Questions to Answer, Skills to Master

  1. What is your motivation for being a Portfolio Leader? One reason we have seen an increase in Portfolio Leaders is our inability to remain content, live simply and stay focused. We live in an unsettled culture, jumping from one thing to the next without ever completing the first. We are accustomed to and thrive on over-stimulation. We switch interests and passions rapidly, just like we move from texts to calls to twitter. Task stacking is second nature.

    Because of this, we must be particularly honest regarding our motivations. Are they financial? Opportunitistic? Boredom? A natural outflow of out calling? Some combination?

  2. Clarify the swim lanes and expectations for all parties. Before the starting gun even fires, be certain that you clearly understand your role and value-add. One of the most common obstacles that derails portfolio leaders is a misalignment of expectations between partners and ventures. Know your lanes and all the other swimmers lanes as well.

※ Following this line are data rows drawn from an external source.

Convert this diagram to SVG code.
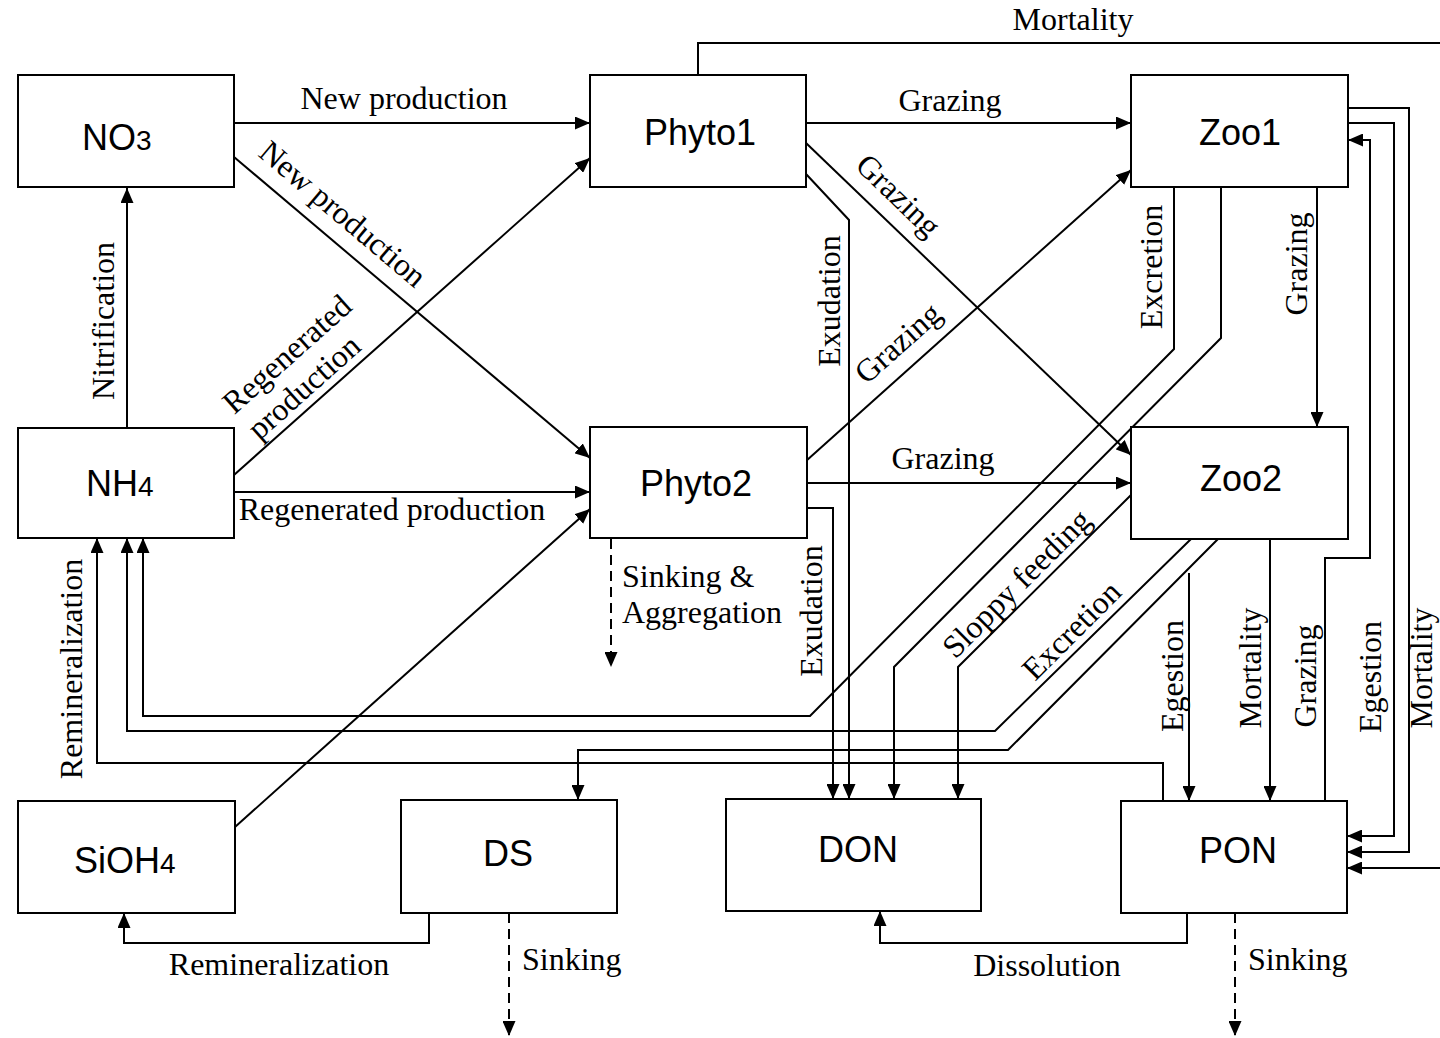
<svg xmlns="http://www.w3.org/2000/svg" width="1440" height="1038" viewBox="0 0 1440 1038">
<style>
.box{fill:#fff;stroke:#000;stroke-width:2}
.nl{font-family:"Liberation Sans",Arial,sans-serif;font-size:36px;fill:#000}
.sub{font-size:28px}
.lb{font-family:"Liberation Serif","Times New Roman",serif;font-size:32px;fill:#000}
.ln{fill:none;stroke:#000;stroke-width:2}
.ar{marker-end:url(#ah)}
.ds{stroke-dasharray:10 6}
</style>
<defs>
<marker id="ah" markerWidth="15" markerHeight="13" refX="15" refY="6.5" orient="auto" markerUnits="userSpaceOnUse"><path d="M0,0 L15,6.5 L0,13 z" fill="#000"/></marker>
</defs>
<rect width="1440" height="1038" fill="#fff"/>
<g id="connectors">
<path class="ln ar" d="M234,123 H590"/>
<path class="ln ar" d="M234,157 L590,458"/>
<path class="ln ar" d="M234,475 L590,158"/>
<path class="ln ar" d="M234,492 H590"/>
<path class="ln ar" d="M127,428 V188"/>
<path class="ln ar" d="M235,827 L590,509"/>
<path class="ln ar" d="M806,123 H1131"/>
<path class="ln ar" d="M806,143 L1131,455"/>
<path class="ln ar" d="M806,174 L849,220 V799"/>
<path class="ln ar" d="M806,461 L1131,170"/>
<path class="ln ar" d="M806,483 H1131"/>
<path class="ln ar" d="M806,508 H833 V799"/>
<path class="ln ar ds" d="M611,539 V667"/>
<path class="ln ar" d="M698,75 V43 H1442 V868 H1347"/>
<path class="ln ar" d="M1317,188 V427"/>
<path class="ln ar" d="M1174,188 V349 L810,716 H143 V538"/>
<path class="ln ar" d="M1221,188 V338 L894,667 V799"/>
<path class="ln ar" d="M1131,495 L958,667 V799"/>
<path class="ln ar" d="M1191,539 L995,731 H127 V538"/>
<path class="ln ar" d="M1218,539 L1008,750 H578 V800"/>
<path class="ln ar" d="M1189,573 V801"/>
<path class="ln ar" d="M1270,539 V801"/>
<path class="ln ar" d="M1348,108 H1409 V852 H1347"/>
<path class="ln ar" d="M1348,123 H1394 V836 H1347"/>
<path class="ln ar" d="M1325,801 V558 H1370 V140 H1348"/>
<path class="ln ar" d="M1163,801 V763 H97 V538"/>
<path class="ln ar" d="M429,913 V943 H124 V913"/>
<path class="ln ar ds" d="M509,913 V1036"/>
<path class="ln ar" d="M1187,913 V943 H880 V911"/>
<path class="ln ar ds" d="M1235,913 V1036"/>
<g class="lb">
<text x="404" y="109" text-anchor="middle">New production</text>
<text transform="translate(336,222) rotate(40.2)" text-anchor="middle">New production</text>
<text transform="translate(294,362) rotate(-41.7)" text-anchor="middle">Regenerated</text>
<text transform="translate(311,395) rotate(-41.7)" text-anchor="middle">production</text>
<text transform="translate(114,321) rotate(-90)" text-anchor="middle">Nitrification</text>
<text x="392" y="520" text-anchor="middle">Regenerated production</text>
<text x="950" y="111" text-anchor="middle">Grazing</text>
<text transform="translate(891,203) rotate(44)" text-anchor="middle">Grazing</text>
<text transform="translate(905,351) rotate(-41.8)" text-anchor="middle">Grazing</text>
<text transform="translate(840,301) rotate(-90)" text-anchor="middle">Exudation</text>
<text transform="translate(822,611) rotate(-90)" text-anchor="middle">Exudation</text>
<text x="943" y="469" text-anchor="middle">Grazing</text>
<text x="622" y="587">Sinking &amp;</text>
<text x="622" y="623">Aggregation</text>
<text x="1073" y="30" text-anchor="middle">Mortality</text>
<text transform="translate(1162,267) rotate(-90)" text-anchor="middle">Excretion</text>
<text transform="translate(1307,264) rotate(-90)" text-anchor="middle">Grazing</text>
<text transform="translate(1024,591) rotate(-45)" text-anchor="middle">Sloppy feeding</text>
<text transform="translate(1079,638) rotate(-45)" text-anchor="middle">Excretion</text>
<text transform="translate(1183,676) rotate(-90)" text-anchor="middle">Egestion</text>
<text transform="translate(1261,668) rotate(-90)" text-anchor="middle">Mortality</text>
<text transform="translate(1316,676) rotate(-90)" text-anchor="middle">Grazing</text>
<text transform="translate(1381,677) rotate(-90)" text-anchor="middle">Egestion</text>
<text transform="translate(1432,668) rotate(-90)" text-anchor="middle">Mortality</text>
<text transform="translate(82,669) rotate(-90)" text-anchor="middle">Remineralization</text>
<text x="279" y="975" text-anchor="middle">Remineralization</text>
<text x="522" y="970">Sinking</text>
<text x="1047" y="976" text-anchor="middle">Dissolution</text>
<text x="1248" y="970">Sinking</text>
</g>
</g>
<g id="NO3"><rect class="box" x="18" y="75" width="216" height="112"/><text class="nl" x="82" y="150">NO<tspan class="sub">3</tspan></text></g>
<g id="Phyto1"><rect class="box" x="590" y="75" width="216" height="112"/><text class="nl" x="700" y="145" text-anchor="middle">Phyto1</text></g>
<g id="Zoo1"><rect class="box" x="1131" y="75" width="217" height="112"/><text class="nl" x="1240" y="145" text-anchor="middle">Zoo1</text></g>
<g id="NH4"><rect class="box" x="18" y="428" width="216" height="110"/><text class="nl" x="86" y="496">NH<tspan class="sub">4</tspan></text></g>
<g id="Phyto2"><rect class="box" x="590" y="427" width="217" height="111"/><text class="nl" x="696" y="496" text-anchor="middle">Phyto2</text></g>
<g id="Zoo2"><rect class="box" x="1131" y="427" width="217" height="112"/><text class="nl" x="1241" y="491" text-anchor="middle">Zoo2</text></g>
<g id="SiOH4"><rect class="box" x="18" y="801" width="217" height="112"/><text class="nl" x="74" y="873">SiOH<tspan class="sub">4</tspan></text></g>
<g id="DS"><rect class="box" x="401" y="800" width="216" height="113"/><text class="nl" x="508" y="866" text-anchor="middle">DS</text></g>
<g id="DON"><rect class="box" x="726" y="799" width="255" height="112"/><text class="nl" x="858" y="862" text-anchor="middle">DON</text></g>
<g id="PON"><rect class="box" x="1121" y="801" width="226" height="112"/><text class="nl" x="1238" y="863" text-anchor="middle">PON</text></g>
</svg>
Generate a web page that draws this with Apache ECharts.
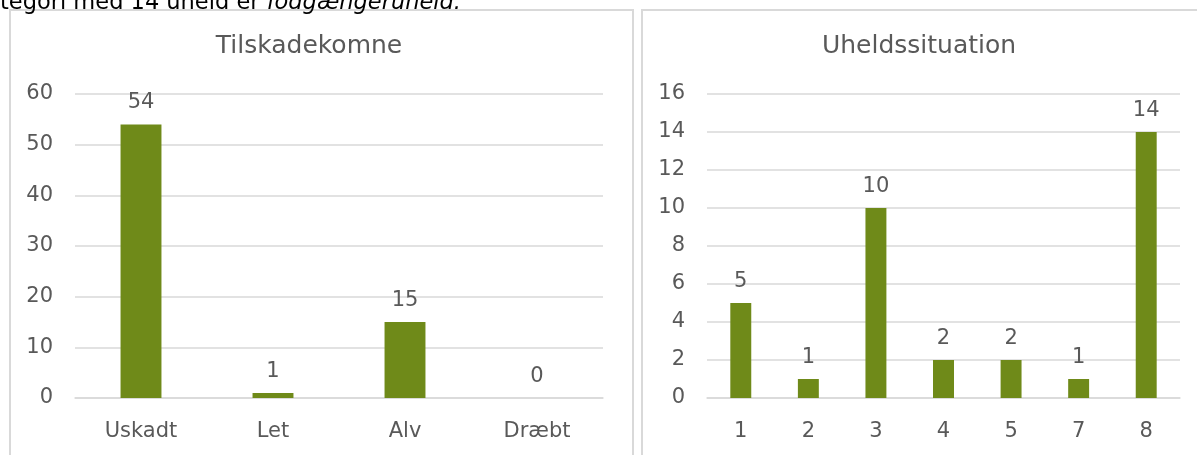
<!DOCTYPE html>
<html>
<head>
<meta charset="utf-8">
<script src="https://cdn.jsdelivr.net/npm/echarts@6/dist/echarts.min.js"></script>
<style>
html,body{margin:0;padding:0;background:#fff;}
#c{width:1197px;height:455px;}
</style>
</head>
<body>
<div id="c"></div>
<script>
const leftTitle = 'Tilskadekomne';
const leftCategories = ['Uskadt', 'Let', 'Alv', 'Dræbt'];
const leftValues = [54, 1, 15, 0];
const rightTitle = 'Uheldssituation';
const rightCategories = ['1', '2', '3', '4', '5', '7', '8'];
const rightValues = [5, 1, 10, 2, 2, 1, 14];
const topTextPlain = 'tegori med 14 uheld er ';
const topTextItalic = 'fodgængeruheld.';

const FONT = 'DejaVu Sans';
const TXT = '#595959';
const GRID = '#d9d9d9';
const BAR = '#6f8a19';
const FS = 21;

const chart = echarts.init(document.getElementById('c'), null, {renderer: 'canvas'});

function yAxis(gridIndex, max, interval) {
  return {
    type: 'value', gridIndex, min: 0, max, interval,
    axisLine: {show: false}, axisTick: {show: false},
    axisLabel: {color: TXT, fontFamily: FONT, fontSize: FS, margin: 22, padding: [3, 0, 0, 0]},
    splitLine: {lineStyle: {color: GRID, width: 1.5}}
  };
}
function xAxis(gridIndex, data) {
  return {
    type: 'category', gridIndex, data,
    axisLine: {lineStyle: {color: GRID, width: 1.5}},
    axisTick: {show: false},
    axisLabel: {color: TXT, fontFamily: FONT, fontSize: FS, margin: 23}
  };
}
function series(idx, data) {
  return {
    type: 'bar', xAxisIndex: idx, yAxisIndex: idx, data,
    barWidth: '31%',
    itemStyle: {color: BAR},
    label: {show: true, position: 'top', distance: 11, color: TXT, fontFamily: FONT, fontSize: FS},
    animation: false
  };
}

chart.setOption({
  animation: false,
  grid: [
    {left: 75, right: 1197 - 603, top: 94, bottom: 455 - 398},
    {left: 707, right: 1197 - 1180, top: 94, bottom: 455 - 398}
  ],
  xAxis: [xAxis(0, leftCategories), xAxis(1, rightCategories)],
  yAxis: [yAxis(0, 60, 10), yAxis(1, 16, 2)],
  series: [series(0, leftValues), series(1, rightValues)],
  graphic: [
    {type: 'rect', shape: {x: 10, y: 10, width: 623, height: 460}, style: {fill: null, stroke: GRID, lineWidth: 2}, silent: true},
    {type: 'rect', shape: {x: 642, y: 10, width: 570, height: 460}, style: {fill: null, stroke: GRID, lineWidth: 2}, silent: true},
    {type: 'text', x: 309, y: 46, style: {text: leftTitle, fill: TXT, font: '25px "' + FONT + '"', align: 'center', verticalAlign: 'middle'}},
    {type: 'text', x: 919, y: 46, style: {text: rightTitle, fill: TXT, font: '25px "' + FONT + '"', align: 'center', verticalAlign: 'middle'}},
    {type: 'text', x: 0, y: 3, style: {
      text: topTextPlain + '{i|' + topTextItalic + '}',
      fill: '#000', fontFamily: FONT, fontSize: 22.5, verticalAlign: 'middle', align: 'left',
      rich: {i: {fontStyle: 'italic', fontFamily: FONT, fontSize: 22.5, fill: '#000'}}
    }}
  ]
});
</script>
</body>
</html>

    As a seasoned friend used to say to me, “Hope for the best but prepare in case it doesn’t.”

    Get things in print. Outline the time, money and any other contribution you are making. Make sure you understand them. Make sure your partners understand them. More communication, not less is the rule for a Portfolio Leader.

  3. Establish and Maintain sound personal ethic. It is not uncommon for a Portfolio Leader to use money from the right pocket to fund the left. Employees from one venture often double up and pitch in on another. Intellectual property might not belong totally, purely to any one person or entity. All of these can be slippery slopes and require solid ethical footing.

    Whenever possible, establish right and wrong, acceptable and unacceptable ahead of time.  This will be invaluable as you navigate your portfolio and crises arise. Keep your ethical razor sharp. It can dull in a hurry.

  4. Budget and monitor success. Ultimately, your sustained success will hinge, at least in part, on your ability to stay organized and manage your time well. It is hard for the unorganized and scatter-brained to succeed as a Portfolio Leader. That kind of person can do OK in a supporting role, or even a solo role, but to carry some of the strategic weight of the enterprise you will have to interface with effectiveness to maximize the ROI.

    Make sure you are not letting crucial items fall to the ground. Keep your core business healthy and your key relationships intact.

Being a Portfolio Leader can be fun, rewarding and productive. As you toss another ball into the air, just make sure the others are still in good position, and when necessary, don’t hesitate to remove one before adding another.